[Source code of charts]
********************

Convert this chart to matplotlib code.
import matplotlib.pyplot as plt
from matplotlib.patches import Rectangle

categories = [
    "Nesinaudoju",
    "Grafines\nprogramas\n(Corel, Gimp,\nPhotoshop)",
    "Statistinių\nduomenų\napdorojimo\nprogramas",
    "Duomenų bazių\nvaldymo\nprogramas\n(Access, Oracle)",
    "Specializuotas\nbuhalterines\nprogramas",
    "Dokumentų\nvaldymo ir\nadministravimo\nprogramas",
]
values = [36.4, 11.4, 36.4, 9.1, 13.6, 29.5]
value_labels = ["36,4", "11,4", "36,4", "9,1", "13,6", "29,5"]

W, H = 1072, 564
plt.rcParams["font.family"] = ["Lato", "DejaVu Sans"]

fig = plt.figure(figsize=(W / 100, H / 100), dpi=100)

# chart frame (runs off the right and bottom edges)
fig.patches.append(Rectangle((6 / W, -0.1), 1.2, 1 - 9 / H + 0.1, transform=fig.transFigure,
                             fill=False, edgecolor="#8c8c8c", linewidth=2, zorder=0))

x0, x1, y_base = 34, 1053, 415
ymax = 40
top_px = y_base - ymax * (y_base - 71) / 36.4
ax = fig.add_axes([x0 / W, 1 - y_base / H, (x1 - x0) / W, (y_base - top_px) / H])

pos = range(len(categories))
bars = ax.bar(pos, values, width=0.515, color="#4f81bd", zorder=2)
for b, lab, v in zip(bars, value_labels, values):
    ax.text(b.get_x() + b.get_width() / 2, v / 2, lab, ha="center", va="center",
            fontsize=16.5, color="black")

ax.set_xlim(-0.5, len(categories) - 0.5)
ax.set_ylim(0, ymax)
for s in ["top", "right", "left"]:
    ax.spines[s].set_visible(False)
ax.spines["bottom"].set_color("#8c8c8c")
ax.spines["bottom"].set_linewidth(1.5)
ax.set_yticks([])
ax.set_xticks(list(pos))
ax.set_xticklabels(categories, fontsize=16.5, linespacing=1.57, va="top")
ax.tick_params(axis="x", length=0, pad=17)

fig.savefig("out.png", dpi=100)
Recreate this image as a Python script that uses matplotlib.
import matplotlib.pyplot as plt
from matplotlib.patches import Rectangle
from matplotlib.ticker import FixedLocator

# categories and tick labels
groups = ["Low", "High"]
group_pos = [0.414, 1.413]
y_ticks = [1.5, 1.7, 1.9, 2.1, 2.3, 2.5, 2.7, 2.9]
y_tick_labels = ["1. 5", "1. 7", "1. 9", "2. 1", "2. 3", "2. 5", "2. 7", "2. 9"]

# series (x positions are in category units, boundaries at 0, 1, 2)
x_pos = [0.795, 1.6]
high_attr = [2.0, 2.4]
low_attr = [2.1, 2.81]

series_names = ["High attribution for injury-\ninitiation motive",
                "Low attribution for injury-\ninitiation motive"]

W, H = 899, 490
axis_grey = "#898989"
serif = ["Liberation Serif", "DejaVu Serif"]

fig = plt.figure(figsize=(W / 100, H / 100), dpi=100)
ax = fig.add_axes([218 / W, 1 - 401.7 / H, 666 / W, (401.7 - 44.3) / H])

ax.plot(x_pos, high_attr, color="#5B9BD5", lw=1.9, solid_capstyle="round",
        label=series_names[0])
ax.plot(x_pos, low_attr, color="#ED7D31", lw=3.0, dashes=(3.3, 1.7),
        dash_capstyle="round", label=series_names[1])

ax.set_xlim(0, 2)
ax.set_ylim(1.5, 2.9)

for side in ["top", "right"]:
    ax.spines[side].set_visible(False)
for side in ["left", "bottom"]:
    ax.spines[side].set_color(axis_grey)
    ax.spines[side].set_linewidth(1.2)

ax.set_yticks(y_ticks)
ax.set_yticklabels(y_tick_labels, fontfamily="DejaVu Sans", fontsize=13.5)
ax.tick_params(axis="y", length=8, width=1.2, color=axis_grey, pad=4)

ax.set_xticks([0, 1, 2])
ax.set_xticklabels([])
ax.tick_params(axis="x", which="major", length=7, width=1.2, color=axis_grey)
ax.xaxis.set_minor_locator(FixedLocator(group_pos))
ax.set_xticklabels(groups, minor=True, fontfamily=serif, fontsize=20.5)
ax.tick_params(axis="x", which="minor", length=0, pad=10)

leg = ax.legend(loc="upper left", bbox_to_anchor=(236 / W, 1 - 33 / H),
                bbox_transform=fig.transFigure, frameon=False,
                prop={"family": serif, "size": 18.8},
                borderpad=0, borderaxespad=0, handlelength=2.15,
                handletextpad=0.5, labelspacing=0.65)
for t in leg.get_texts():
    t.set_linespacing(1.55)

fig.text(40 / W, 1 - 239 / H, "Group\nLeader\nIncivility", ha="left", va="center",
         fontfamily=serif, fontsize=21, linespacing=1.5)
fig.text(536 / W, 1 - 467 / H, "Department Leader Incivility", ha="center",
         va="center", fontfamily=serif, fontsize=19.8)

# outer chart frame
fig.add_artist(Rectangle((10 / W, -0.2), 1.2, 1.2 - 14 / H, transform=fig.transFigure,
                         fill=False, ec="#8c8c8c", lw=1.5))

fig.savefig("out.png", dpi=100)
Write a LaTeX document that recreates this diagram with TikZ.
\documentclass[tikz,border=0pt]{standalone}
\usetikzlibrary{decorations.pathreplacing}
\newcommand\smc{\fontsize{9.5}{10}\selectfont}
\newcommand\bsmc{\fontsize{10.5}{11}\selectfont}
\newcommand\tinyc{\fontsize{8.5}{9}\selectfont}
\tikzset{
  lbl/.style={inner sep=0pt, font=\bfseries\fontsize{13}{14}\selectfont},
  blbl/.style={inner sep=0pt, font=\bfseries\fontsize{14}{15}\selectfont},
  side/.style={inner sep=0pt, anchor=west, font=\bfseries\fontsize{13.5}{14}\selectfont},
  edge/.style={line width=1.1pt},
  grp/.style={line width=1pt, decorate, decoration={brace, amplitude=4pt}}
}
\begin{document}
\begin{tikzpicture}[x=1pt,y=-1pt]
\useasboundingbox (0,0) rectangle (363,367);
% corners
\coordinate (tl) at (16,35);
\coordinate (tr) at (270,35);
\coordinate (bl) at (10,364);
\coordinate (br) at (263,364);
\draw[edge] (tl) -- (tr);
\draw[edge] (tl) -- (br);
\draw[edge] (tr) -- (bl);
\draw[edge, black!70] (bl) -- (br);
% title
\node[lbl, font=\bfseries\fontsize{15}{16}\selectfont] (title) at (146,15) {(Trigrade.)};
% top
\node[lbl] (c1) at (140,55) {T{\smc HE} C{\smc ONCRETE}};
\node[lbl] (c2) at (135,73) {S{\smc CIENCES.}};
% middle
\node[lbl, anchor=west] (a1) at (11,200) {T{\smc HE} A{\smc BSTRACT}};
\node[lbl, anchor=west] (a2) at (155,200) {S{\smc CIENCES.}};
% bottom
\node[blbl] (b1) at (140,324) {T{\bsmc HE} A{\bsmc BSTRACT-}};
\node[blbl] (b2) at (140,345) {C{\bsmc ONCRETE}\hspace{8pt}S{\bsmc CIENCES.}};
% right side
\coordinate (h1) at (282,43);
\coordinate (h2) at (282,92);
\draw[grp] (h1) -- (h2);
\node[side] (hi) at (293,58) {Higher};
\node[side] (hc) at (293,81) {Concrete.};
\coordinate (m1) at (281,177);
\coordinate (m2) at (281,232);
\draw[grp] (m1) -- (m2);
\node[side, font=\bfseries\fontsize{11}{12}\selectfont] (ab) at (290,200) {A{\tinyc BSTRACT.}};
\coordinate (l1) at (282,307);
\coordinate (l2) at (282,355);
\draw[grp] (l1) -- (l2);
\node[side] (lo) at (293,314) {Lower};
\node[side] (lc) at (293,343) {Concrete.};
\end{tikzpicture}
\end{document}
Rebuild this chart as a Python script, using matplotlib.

********************

*PROBLEM TO SOLVE*
Quote word for word the lines from the line holding "Recreate this image" through the line holding "low_attr = [2.1, 2.81]"; include both of those lines and add nothing.

*THE OUTPUT*
Recreate this image as a Python script that uses matplotlib.
import matplotlib.pyplot as plt
from matplotlib.patches import Rectangle
from matplotlib.ticker import FixedLocator

# categories and tick labels
groups = ["Low", "High"]
group_pos = [0.414, 1.413]
y_ticks = [1.5, 1.7, 1.9, 2.1, 2.3, 2.5, 2.7, 2.9]
y_tick_labels = ["1. 5", "1. 7", "1. 9", "2. 1", "2. 3", "2. 5", "2. 7", "2. 9"]

# series (x positions are in category units, boundaries at 0, 1, 2)
x_pos = [0.795, 1.6]
high_attr = [2.0, 2.4]
low_attr = [2.1, 2.81]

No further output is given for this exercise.